* _WHAT IS ASKED_:
Write out, word for word, every line from the first one through the line that holds "from matplotlib.patches import Rectangle", and nothing else; skip the pictures.

* _DATA SECTION_:
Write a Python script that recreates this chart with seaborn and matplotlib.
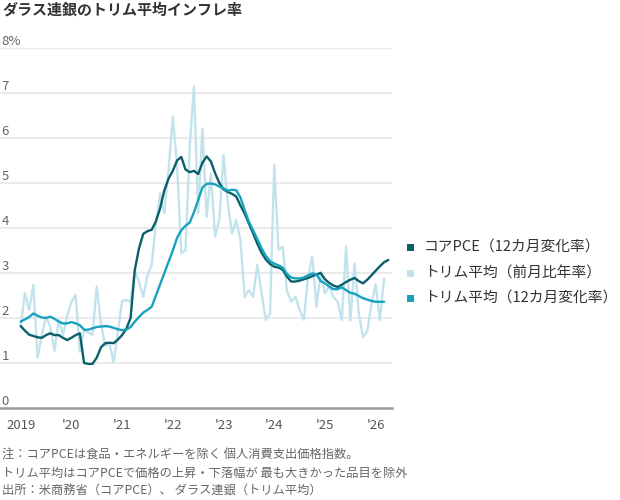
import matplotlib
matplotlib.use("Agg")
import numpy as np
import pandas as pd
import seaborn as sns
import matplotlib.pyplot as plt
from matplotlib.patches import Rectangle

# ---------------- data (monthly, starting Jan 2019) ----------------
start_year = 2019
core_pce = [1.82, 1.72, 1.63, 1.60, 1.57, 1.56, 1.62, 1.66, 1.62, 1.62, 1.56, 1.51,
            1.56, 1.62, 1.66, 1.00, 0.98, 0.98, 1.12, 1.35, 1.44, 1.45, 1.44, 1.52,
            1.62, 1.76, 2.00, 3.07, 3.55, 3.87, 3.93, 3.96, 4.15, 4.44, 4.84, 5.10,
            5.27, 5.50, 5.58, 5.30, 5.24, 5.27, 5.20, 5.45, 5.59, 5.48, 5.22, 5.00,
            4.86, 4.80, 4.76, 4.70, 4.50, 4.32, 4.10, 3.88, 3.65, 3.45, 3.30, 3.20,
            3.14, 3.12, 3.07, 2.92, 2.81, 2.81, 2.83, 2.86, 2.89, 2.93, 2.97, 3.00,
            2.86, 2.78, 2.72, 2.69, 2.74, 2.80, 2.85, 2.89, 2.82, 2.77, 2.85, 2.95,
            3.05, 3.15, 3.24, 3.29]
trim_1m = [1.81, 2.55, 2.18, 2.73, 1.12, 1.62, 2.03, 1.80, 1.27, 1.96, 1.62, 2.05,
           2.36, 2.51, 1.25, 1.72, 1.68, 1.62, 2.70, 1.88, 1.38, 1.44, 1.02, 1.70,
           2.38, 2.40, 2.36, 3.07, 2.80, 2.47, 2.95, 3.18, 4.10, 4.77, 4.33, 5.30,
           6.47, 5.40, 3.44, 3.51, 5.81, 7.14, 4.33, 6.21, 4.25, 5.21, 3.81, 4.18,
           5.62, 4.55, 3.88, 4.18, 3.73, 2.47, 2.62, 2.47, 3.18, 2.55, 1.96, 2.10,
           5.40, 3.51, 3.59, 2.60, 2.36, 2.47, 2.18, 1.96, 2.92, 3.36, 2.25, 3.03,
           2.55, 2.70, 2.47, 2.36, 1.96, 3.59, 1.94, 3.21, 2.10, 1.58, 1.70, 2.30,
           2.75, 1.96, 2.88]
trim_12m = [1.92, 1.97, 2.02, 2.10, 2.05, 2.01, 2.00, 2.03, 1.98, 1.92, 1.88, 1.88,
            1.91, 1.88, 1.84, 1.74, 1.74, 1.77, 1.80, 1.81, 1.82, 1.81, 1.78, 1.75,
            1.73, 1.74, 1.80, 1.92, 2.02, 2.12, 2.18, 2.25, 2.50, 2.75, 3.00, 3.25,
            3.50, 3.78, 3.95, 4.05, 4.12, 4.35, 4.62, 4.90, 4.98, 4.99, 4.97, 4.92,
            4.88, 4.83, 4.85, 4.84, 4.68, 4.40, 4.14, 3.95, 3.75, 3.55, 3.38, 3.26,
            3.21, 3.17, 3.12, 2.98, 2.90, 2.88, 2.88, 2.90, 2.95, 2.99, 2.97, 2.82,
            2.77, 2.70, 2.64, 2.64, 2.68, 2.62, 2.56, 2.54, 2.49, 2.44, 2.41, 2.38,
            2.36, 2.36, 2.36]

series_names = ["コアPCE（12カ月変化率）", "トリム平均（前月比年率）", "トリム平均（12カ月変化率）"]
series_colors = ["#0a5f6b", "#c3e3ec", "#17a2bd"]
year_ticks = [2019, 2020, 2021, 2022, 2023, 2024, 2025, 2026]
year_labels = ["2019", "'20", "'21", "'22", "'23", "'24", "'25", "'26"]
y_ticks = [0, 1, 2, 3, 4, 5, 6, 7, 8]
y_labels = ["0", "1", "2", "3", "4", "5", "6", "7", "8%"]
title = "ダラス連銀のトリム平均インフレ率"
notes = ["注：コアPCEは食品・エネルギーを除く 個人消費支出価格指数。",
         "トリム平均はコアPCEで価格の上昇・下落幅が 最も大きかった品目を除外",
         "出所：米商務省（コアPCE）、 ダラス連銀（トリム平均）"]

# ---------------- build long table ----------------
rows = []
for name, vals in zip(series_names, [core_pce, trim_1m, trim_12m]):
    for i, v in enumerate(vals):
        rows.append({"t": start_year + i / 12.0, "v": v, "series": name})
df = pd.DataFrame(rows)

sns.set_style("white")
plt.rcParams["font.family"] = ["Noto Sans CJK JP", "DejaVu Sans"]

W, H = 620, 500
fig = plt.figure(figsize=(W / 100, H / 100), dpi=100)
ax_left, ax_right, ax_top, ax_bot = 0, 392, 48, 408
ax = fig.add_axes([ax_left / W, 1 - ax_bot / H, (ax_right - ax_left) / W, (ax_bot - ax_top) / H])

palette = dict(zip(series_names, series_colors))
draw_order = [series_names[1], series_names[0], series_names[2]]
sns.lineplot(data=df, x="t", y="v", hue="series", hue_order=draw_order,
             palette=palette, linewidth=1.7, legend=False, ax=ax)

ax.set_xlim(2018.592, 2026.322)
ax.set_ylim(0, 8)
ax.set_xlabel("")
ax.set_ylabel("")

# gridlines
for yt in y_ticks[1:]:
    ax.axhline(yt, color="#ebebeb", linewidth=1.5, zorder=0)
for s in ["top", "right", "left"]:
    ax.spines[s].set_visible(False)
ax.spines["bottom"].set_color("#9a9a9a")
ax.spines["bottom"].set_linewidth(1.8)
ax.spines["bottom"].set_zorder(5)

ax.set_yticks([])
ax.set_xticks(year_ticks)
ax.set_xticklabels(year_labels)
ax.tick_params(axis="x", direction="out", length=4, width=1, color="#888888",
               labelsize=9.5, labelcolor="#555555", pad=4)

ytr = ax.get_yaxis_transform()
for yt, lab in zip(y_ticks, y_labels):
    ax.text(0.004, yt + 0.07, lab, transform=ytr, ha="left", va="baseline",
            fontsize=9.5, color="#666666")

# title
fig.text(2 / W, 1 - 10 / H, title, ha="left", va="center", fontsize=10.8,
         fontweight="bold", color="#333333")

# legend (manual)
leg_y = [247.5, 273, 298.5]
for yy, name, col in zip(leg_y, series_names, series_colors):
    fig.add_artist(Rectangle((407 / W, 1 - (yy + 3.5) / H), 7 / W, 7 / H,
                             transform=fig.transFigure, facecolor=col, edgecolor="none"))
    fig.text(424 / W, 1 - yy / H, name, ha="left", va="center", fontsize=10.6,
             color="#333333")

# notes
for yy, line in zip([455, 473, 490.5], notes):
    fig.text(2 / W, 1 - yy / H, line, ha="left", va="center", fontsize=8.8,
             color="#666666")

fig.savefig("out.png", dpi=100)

* _CORRECT RESPONSE_:
Write a Python script that recreates this chart with seaborn and matplotlib.
import matplotlib
matplotlib.use("Agg")
import numpy as np
import pandas as pd
import seaborn as sns
import matplotlib.pyplot as plt
from matplotlib.patches import Rectangle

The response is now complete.